Varios guías dicen que les compartiste una técnica para no cansarse en la montaña. ¿En qué consiste?

No es nada especial sino algo proclamado por todos los deportistas: no se puede caminar más ligero que lo que da el cuerpo. Lo fundamental es precalentar previamente antes de ponerse en marcha e intentar rendir el máximo. La técnica de la que hablan nació en el año 1951 cuando llegó Alberto Lysi al Camping Musical, del cual formé parte. Lysi fue el creador de la Camerata Bariloche y editó varios discos de música clásica, pero en ese momento no tenía más de 15 años. Resulta que él quería sumarse a una excursión al cerro López que está prácticamente frente del Camping Musical, entre los dos lagos Morenos, pero el grupo caminaba muy rápido y en su primer intento, por querer seguir el ritmo, antes de llegar a la base ya estaba cansado y tuvo que pegar la vuelta. Así que le propuse salir juntos la próxima vez y lo que hice básicamente fue comenzar la caminata en forma muy lenta –durante unos diez minutos– y después empecé a alargar el paso despacito. Así fuimos subiendo, charlando de una cosa y otra, y cuando se quiso dar cuenta ya divisó el refugio. Eso me lo agradeció toda la vida, incluso en una ocasión trajo a Martha Argerich, una verdadera maestra de pianistas a quien me presentó como “el hombre que le había sacado el complejo de la montaña”.

¿Qué opinás de la falta de acceso a los sitios de escalada y/o a los senderos de montaña?

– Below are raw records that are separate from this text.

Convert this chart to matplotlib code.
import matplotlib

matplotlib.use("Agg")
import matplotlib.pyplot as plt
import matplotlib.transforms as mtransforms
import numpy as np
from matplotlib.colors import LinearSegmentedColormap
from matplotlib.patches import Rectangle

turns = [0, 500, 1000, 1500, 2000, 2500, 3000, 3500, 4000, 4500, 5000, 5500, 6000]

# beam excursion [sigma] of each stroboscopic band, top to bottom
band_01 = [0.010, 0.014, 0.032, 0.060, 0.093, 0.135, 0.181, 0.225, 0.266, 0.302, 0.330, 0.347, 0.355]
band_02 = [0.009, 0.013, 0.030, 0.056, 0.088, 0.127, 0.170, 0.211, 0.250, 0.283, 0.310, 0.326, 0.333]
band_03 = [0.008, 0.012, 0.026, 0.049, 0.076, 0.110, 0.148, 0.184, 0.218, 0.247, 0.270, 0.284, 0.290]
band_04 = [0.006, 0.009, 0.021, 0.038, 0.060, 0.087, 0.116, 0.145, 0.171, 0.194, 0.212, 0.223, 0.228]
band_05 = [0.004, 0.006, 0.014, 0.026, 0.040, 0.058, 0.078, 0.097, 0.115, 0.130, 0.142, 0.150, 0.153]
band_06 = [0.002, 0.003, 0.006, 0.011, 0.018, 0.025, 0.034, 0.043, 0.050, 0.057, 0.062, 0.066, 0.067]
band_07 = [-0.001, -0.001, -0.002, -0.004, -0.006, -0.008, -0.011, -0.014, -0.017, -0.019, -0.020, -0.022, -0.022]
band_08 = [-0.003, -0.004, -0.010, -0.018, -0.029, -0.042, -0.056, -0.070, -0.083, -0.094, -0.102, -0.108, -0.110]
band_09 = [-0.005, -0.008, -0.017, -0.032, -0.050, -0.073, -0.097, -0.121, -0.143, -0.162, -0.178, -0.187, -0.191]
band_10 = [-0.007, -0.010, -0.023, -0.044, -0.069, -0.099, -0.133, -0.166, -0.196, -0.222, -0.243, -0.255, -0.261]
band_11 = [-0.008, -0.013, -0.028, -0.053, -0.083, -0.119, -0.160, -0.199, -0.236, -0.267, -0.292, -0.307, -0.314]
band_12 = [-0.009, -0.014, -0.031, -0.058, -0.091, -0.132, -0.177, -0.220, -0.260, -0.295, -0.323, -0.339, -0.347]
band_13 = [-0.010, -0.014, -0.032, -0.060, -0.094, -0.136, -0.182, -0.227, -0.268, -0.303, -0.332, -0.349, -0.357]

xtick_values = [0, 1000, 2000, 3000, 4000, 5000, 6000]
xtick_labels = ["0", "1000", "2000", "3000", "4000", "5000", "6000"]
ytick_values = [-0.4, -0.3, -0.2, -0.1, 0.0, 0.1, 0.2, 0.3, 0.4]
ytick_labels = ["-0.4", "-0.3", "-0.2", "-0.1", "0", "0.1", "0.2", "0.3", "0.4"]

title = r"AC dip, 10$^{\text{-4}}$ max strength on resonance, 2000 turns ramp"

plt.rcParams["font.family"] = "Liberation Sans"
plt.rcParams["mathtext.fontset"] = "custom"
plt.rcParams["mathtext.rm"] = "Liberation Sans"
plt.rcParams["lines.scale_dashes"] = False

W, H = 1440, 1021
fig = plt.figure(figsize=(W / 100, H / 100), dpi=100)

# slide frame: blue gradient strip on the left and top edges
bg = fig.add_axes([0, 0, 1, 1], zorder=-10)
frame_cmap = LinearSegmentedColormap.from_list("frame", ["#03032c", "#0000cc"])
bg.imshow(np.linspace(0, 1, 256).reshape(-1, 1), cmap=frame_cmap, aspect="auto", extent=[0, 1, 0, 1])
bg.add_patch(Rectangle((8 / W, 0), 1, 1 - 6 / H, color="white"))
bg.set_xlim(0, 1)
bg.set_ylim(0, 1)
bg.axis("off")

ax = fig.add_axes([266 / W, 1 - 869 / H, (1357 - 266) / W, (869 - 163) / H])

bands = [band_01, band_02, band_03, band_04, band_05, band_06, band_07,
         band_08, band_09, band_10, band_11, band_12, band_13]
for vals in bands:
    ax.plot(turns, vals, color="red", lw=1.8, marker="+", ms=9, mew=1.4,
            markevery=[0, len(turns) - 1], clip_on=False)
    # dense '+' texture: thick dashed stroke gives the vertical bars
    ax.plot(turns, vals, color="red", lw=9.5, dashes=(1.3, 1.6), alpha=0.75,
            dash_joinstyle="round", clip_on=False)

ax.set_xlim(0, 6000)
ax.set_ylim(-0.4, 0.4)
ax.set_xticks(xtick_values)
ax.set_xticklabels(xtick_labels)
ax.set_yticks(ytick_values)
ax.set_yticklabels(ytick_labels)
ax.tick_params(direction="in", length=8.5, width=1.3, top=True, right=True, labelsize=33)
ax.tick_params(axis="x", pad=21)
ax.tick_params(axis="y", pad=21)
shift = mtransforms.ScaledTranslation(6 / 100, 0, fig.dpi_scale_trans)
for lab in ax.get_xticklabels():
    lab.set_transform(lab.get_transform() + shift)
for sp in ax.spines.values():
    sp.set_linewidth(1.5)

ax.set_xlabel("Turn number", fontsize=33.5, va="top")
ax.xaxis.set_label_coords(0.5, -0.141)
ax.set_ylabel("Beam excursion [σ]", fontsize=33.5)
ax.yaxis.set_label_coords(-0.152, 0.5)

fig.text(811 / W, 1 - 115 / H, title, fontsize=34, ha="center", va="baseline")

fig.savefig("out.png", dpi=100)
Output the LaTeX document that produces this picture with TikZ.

El auge de la actividad en la montaña comenzó en las décadas del 30 y el 40, pero el boom diría que fue en los años 60, cuando comenzaron a preocuparnos determinadas cuestiones. Desde el Club Andino fomentamos el ir a la montaña con la creación de la escuela juvenil que tenía 3 niveles con diferentes grupos de acuerdo a las edades. Sin embargo, de toda esa gente que pasó por esos espacios, son muy pocos los que siguieron en la montaña. Algunos de ellos fueron los creadores de la AAGM –Asociación Argentina de Guías de Montaña –, espacio que funciona bien y con criterio.
El gran problema es la cantidad e idoneidad de los que caminan. Para mí la montaña muestra las limitaciones y potencialidades de cada uno y si bien estoy en desacuerdo con algunos lineamientos generales de Parques Nacionales sobre el tema, a su vez los entiendo, porque el acceso masivo deteriora el ambiente notoriamente.

Por otro lado, creo que la Patagonia sigue conservando esa magia marcada por la complejidad de su geografía y su clima. Recuerdo que en algún momento pasó por la pensión Lamuniere un francés que decidió hacer un viaje por Latinoamérica y comenzó por el sur, más precisamente por Río Gallegos. Ya le habían advertido de los vientos de la región sin embargo a su regreso me confesó que esos vientos le habían parecido demasiado fuertes y molestos, como nunca había sentido. Y yo le contesté que para mí eran “vivificantes”, algo que estimula la vida. Al final terminó adoptando ese término y dándome la razón. Es por eso que cada vez que llego a una cumbre o filo todavía me emociona la amplitud de la visión y el sentirme tan pequeño allí arriba. Desde ahí realmente vemos la grandeza de nuestro planeta, al que estamos pisoteando y maltratando de la peor manera.